10年後の私                  

2001年1月23日

 長女が生まれた時、我が子がこんなに可愛いものだとは思ってもみなかった。同時に子育てがこんなに大変とは・・・

家事と育児に追われ気が付くと一日が終わっている。結婚前、24時間自分の時間だった脳天気な生活とは180度変わった。

特に初めての子どもは親にとって未知との遭遇、悪戦苦闘の毎日。

気晴らしに子どもを連れて外出してもそれはそれで大騒ぎである、気晴らしどころか疲労困憊で早々に帰宅するはめになる。

こうなると外出がおっくうになり、一日中子どもと狭い家の中で過ごす、気が滅入ることもしばしばだった。

「どうでもいいから、早く大きくなってくれ〜。」と願いう日々。

でも、こんなことは母となった人なら誰しも経験があることだろう。

自分の時間が欲しいという気持ちが子育て中の母親にとって一番の願いなんじゃないかな。

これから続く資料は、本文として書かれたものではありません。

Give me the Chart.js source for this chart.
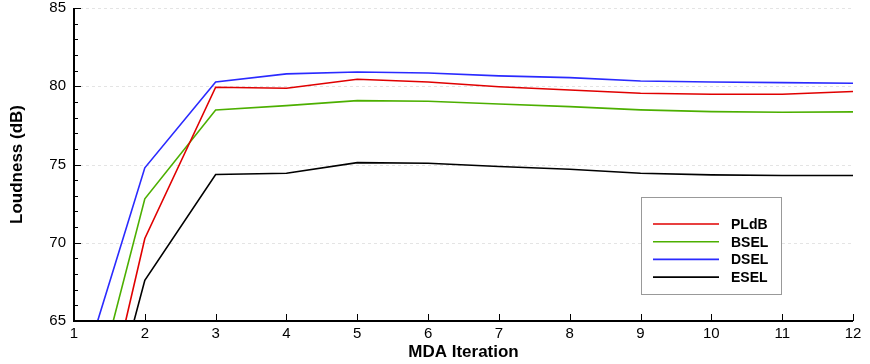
<!DOCTYPE html>
<html>
<head>
<meta charset="utf-8">
<script src="https://cdn.jsdelivr.net/npm/chart.js@4.4.1/dist/chart.umd.min.js"></script>
<style>
  html, body { margin: 0; padding: 0; background: #fff; }
  #wrap { width: 870px; height: 364px; }
</style>
</head>
<body>
<div id="wrap"><canvas id="chart" width="870" height="364"></canvas></div>
<script>
// Data
const iterations = [1, 2, 3, 4, 5, 6, 7, 8, 9, 10, 11, 12];
const pldb = [50.8, 70.27, 79.94, 79.87, 80.45, 80.27, 79.97, 79.76, 79.55, 79.49, 79.49, 79.66];
const bsel = [55.3, 72.81, 78.48, 78.76, 79.08, 79.04, 78.87, 78.70, 78.49, 78.38, 78.34, 78.36];
const dsel = [60.1, 74.79, 80.27, 80.79, 80.91, 80.85, 80.66, 80.55, 80.34, 80.27, 80.23, 80.19];
const esel = [50.6, 67.60, 74.36, 74.44, 75.12, 75.08, 74.87, 74.70, 74.44, 74.34, 74.30, 74.30];
const yTicks = [65, 70, 75, 80, 85];

const FONT = "'Liberation Sans', Arial, Helvetica, sans-serif";

function pts(arr) {
  return arr.map((v, i) => ({ x: iterations[i], y: v }));
}

function series(label, arr, color) {
  return {
    label: label,
    data: pts(arr),
    borderColor: color,
    backgroundColor: color,
    borderWidth: 1.6,
    pointRadius: 0,
    tension: 0,
    fill: false
  };
}

// faint dashed grid lines, inward ticks and the boxed legend
const decorations = {
  id: "decorations",
  beforeDatasetsDraw(chart) {
    const ctx = chart.ctx;
    const y = chart.scales.y;
    const a = chart.chartArea;
    ctx.save();
    ctx.strokeStyle = "#e4e4e4";
    ctx.lineWidth = 1;
    ctx.setLineDash([3, 3]);
    yTicks.slice(1).forEach(function (t) {
      const py = Math.round(y.getPixelForValue(t)) + 0.5;
      ctx.beginPath();
      ctx.moveTo(a.left, py);
      ctx.lineTo(a.right, py);
      ctx.stroke();
    });
    ctx.restore();
  },
  afterDraw(chart) {
    const ctx = chart.ctx;
    const x = chart.scales.x;
    const y = chart.scales.y;
    const a = chart.chartArea;
    ctx.save();
    ctx.strokeStyle = "#000";
    ctx.lineWidth = 1;
    // y ticks: major every 5, minor every 1
    for (let v = 65; v <= 85; v++) {
      const py = Math.round(y.getPixelForValue(v)) + 0.5;
      const len = v % 5 === 0 ? 7 : 4;
      ctx.beginPath();
      ctx.moveTo(a.left, py);
      ctx.lineTo(a.left + len, py);
      ctx.stroke();
    }
    iterations.forEach(function (v) {
      const px = Math.round(x.getPixelForValue(v)) + 0.5;
      ctx.beginPath();
      ctx.moveTo(px, a.bottom);
      ctx.lineTo(px, a.bottom - 7);
      ctx.stroke();
    });
    // axis lines
    ctx.lineWidth = 2;
    ctx.beginPath();
    ctx.moveTo(a.left, a.top);
    ctx.lineTo(a.left, a.bottom);
    ctx.lineTo(a.right, a.bottom);
    ctx.stroke();

    // legend box
    const bx = 641.5, by = 197.5, bw = 140, bh = 97;
    ctx.fillStyle = "#fff";
    ctx.fillRect(bx, by, bw, bh);
    ctx.strokeStyle = "#999";
    ctx.lineWidth = 1;
    ctx.strokeRect(bx, by, bw, bh);
    ctx.font = "bold 14px " + FONT;
    ctx.textBaseline = "middle";
    ctx.textAlign = "left";
    chart.data.datasets.forEach(function (ds, i) {
      const ly = 224 + i * 17.7;
      ctx.strokeStyle = ds.borderColor;
      ctx.lineWidth = 1.6;
      ctx.beginPath();
      ctx.moveTo(653, ly);
      ctx.lineTo(719, ly);
      ctx.stroke();
      ctx.fillStyle = "#000";
      ctx.fillText(ds.label, 731, ly + 1);
    });
    ctx.restore();
  }
};

new Chart(document.getElementById("chart"), {
  type: "line",
  data: {
    datasets: [
      series("PLdB", pldb, "#e00000"),
      series("BSEL", bsel, "#4caf00"),
      series("DSEL", dsel, "#2a2aff"),
      series("ESEL", esel, "#000000")
    ]
  },
  options: {
    responsive: false,
    animation: false,
    layout: { padding: { top: 8, right: 17, left: 0, bottom: 0 } },
    plugins: {
      legend: { display: false },
      tooltip: { enabled: false }
    },
    scales: {
      x: {
        type: "linear",
        min: 1,
        max: 12,
        afterFit: function (s) {
          s.height = 43;
          s.paddingLeft = 0;
          s.paddingRight = 0;
        },
        afterBuildTicks: function (s) { s.ticks = iterations.map(v => ({ value: v })); },
        grid: { display: false, drawTicks: false },
        border: { display: false },
        ticks: {
          color: "#000",
          padding: 4,
          maxRotation: 0,
          font: { family: FONT, size: 15 }
        },
        title: {
          display: true,
          text: "MDA Iteration",
          color: "#000",
          padding: { top: 0, bottom: 1 },
          font: { family: FONT, size: 17, weight: "bold" }
        }
      },
      y: {
        type: "linear",
        min: 65,
        max: 85,
        afterFit: function (s) {
          s.width = 74;
          s.paddingTop = 0;
          s.paddingBottom = 0;
        },
        afterBuildTicks: function (s) { s.ticks = yTicks.map(v => ({ value: v })); },
        grid: { display: false, drawTicks: false },
        border: { display: false },
        ticks: {
          color: "#000",
          padding: 8,
          font: { family: FONT, size: 15 }
        },
        title: {
          display: true,
          text: "Loudness (dB)",
          color: "#000",
          padding: { top: 7, bottom: 0 },
          font: { family: FONT, size: 17, weight: "bold" }
        }
      }
    }
  },
  plugins: [decorations]
});
</script>
</body>
</html>
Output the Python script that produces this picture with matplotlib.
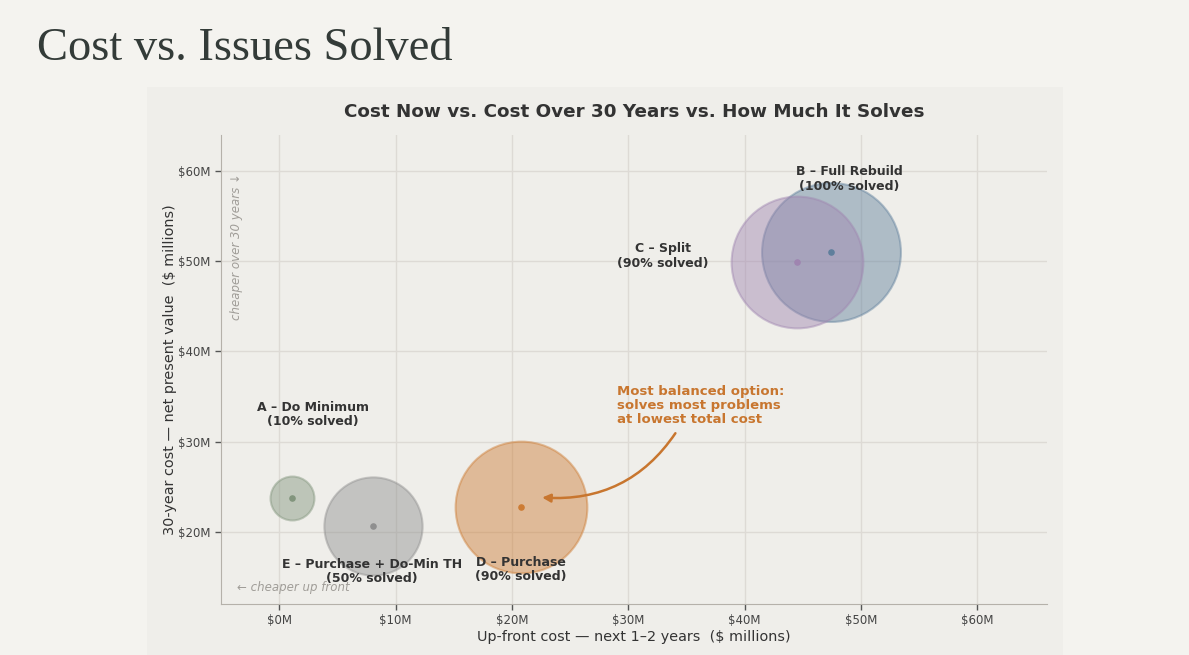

私も育児以外の何かをしたいという思いから、近所の印刷屋さんからもらった、イラストやデザインの仕事をしたり、

子ども服作りに熱中したり、友人数人と幼稚園ガイドなる小冊子を発行してみたり、etc・・・

寝る時間を削って自分の時間なるものを作っていた。(現在もそうだけど)

でも、いつも「こんなことしたいんじゃないんだけどな・・・」と、物足りなさを感じた。

そんな折、次女も生まれ少しずつ気が付いてきた、「今は自分の時間なんて欲しいと思っても絶対手に入らないんだ!」

いや、分かっていたんだ。分かっていたから、イライラし焦っていた。

その頃から私は10年後の自分を思い浮かべるようになっていった。10年後私はどうありたいかを考えるようになった。

そして、長女は今年で12歳になる。10年前に思い描いていた自分と今の自分を比べるとどうだろう。

けっこういい線いってるな?と思う。私は収入は別として一生できる何かをしたかった。

その一つがこのアトリエ ポケットとして私の中に出来上がった。

それから、一番予想外だったのは三人目を出産したこと。長女との年齢差はちょうど10年。次女とは8年。

久し振りに触れる赤ちゃんの肌はこの世の物とは思えないくらい、柔らかで愛おしい。歯のない口が何とも言えなかった。

白い歯が見え始めた時など夫と二人で「え〜、もう歯がはえちゃうの〜」

ハイハイし始めたら「まだ、寝てていいのに〜」立って歩き始めたら「かんべんしてくれ〜」

残念がっている自分がとても可笑しい。長女の時とは全く反対の思いである。

時間の概念が変わったことがこんなことでもよく分かる。

子どもは成長する、物凄いスピードで、それに気が付くのに親は時間がかかる。

気が付いた時には子どもは親の手から離れていく準備に取りかかっている。

「もっとだっこしてあげればよかった・・・」

私の身長にどんどん近付いてくる長女を見て思う。

10年後、三女は今の長女と同じ年齢になり、

長女はもう成人になっている。

私はどうだろう、どうなっているだろう・・・

どうなっていたいだろう・・・。